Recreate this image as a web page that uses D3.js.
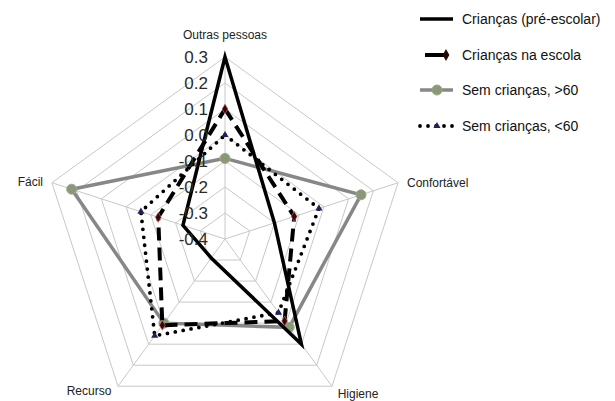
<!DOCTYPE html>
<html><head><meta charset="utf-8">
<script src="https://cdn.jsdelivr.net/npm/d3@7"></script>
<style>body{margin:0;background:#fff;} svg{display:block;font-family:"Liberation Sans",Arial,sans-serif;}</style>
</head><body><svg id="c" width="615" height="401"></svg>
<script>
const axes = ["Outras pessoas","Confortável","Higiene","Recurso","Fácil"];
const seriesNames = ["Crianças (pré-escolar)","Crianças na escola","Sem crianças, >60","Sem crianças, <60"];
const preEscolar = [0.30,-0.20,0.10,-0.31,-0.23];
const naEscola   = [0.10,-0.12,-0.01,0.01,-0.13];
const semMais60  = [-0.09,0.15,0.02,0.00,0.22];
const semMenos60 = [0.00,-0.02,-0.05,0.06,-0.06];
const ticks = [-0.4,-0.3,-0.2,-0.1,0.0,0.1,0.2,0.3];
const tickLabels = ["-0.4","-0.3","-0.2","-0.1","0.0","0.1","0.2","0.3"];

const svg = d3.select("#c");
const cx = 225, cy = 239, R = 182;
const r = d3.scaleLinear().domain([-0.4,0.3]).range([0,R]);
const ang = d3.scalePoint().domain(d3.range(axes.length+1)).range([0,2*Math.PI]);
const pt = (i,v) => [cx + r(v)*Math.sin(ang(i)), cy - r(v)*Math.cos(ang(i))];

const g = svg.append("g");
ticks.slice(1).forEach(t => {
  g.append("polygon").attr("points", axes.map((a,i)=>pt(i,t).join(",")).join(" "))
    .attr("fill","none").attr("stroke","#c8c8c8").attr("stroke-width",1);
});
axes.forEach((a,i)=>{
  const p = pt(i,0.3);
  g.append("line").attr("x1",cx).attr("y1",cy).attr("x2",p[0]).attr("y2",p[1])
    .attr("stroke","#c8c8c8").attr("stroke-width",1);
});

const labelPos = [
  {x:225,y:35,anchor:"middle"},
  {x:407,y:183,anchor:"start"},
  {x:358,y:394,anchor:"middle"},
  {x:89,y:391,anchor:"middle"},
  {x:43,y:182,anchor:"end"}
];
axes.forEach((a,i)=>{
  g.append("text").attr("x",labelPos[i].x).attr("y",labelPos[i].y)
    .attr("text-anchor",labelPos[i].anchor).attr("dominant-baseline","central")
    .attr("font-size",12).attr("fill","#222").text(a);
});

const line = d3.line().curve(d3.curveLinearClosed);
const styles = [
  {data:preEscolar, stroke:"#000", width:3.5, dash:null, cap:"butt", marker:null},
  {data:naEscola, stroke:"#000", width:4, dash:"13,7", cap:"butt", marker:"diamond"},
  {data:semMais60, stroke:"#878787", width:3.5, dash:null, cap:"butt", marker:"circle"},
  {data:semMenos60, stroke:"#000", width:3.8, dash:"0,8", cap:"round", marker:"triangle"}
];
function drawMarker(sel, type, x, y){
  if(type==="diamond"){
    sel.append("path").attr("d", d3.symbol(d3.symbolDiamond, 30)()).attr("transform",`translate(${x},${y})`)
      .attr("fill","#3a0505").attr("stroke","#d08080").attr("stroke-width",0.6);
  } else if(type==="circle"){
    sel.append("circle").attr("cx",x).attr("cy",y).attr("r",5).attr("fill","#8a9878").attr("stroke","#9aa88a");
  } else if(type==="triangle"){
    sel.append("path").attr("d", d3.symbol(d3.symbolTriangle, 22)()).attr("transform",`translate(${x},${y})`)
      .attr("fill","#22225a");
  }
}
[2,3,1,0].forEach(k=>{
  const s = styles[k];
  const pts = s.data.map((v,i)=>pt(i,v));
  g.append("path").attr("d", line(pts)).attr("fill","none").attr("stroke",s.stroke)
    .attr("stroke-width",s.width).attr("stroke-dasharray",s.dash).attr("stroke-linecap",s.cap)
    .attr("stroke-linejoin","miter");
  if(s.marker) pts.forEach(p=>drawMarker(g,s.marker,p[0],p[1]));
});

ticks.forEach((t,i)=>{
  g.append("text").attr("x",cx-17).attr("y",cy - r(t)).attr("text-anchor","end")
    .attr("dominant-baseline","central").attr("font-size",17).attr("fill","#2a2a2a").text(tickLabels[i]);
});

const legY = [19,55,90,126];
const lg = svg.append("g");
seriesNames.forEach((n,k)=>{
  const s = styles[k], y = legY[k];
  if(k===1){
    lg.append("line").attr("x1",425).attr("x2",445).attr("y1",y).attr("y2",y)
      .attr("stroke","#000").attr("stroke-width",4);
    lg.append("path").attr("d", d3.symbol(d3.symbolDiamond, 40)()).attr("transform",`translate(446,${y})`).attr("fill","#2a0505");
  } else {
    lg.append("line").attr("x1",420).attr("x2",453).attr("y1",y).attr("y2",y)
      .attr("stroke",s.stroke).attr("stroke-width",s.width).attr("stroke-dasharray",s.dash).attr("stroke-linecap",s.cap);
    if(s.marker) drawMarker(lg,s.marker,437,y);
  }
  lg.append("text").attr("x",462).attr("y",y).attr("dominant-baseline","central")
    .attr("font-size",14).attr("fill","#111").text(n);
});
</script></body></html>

────────────────

- [TASK DESCRIPTION]: Take the material above from its first line through the line holding "const pt = (i,v)" and set it down exactly, without the pictures.

- [SOLUTION FOR THIS TASK]:
Recreate this image as a web page that uses D3.js.
<!DOCTYPE html>
<html><head><meta charset="utf-8">
<script src="https://cdn.jsdelivr.net/npm/d3@7"></script>
<style>body{margin:0;background:#fff;} svg{display:block;font-family:"Liberation Sans",Arial,sans-serif;}</style>
</head><body><svg id="c" width="615" height="401"></svg>
<script>
const axes = ["Outras pessoas","Confortável","Higiene","Recurso","Fácil"];
const seriesNames = ["Crianças (pré-escolar)","Crianças na escola","Sem crianças, >60","Sem crianças, <60"];
const preEscolar = [0.30,-0.20,0.10,-0.31,-0.23];
const naEscola   = [0.10,-0.12,-0.01,0.01,-0.13];
const semMais60  = [-0.09,0.15,0.02,0.00,0.22];
const semMenos60 = [0.00,-0.02,-0.05,0.06,-0.06];
const ticks = [-0.4,-0.3,-0.2,-0.1,0.0,0.1,0.2,0.3];
const tickLabels = ["-0.4","-0.3","-0.2","-0.1","0.0","0.1","0.2","0.3"];

const svg = d3.select("#c");
const cx = 225, cy = 239, R = 182;
const r = d3.scaleLinear().domain([-0.4,0.3]).range([0,R]);
const ang = d3.scalePoint().domain(d3.range(axes.length+1)).range([0,2*Math.PI]);
const pt = (i,v) => [cx + r(v)*Math.sin(ang(i)), cy - r(v)*Math.cos(ang(i))];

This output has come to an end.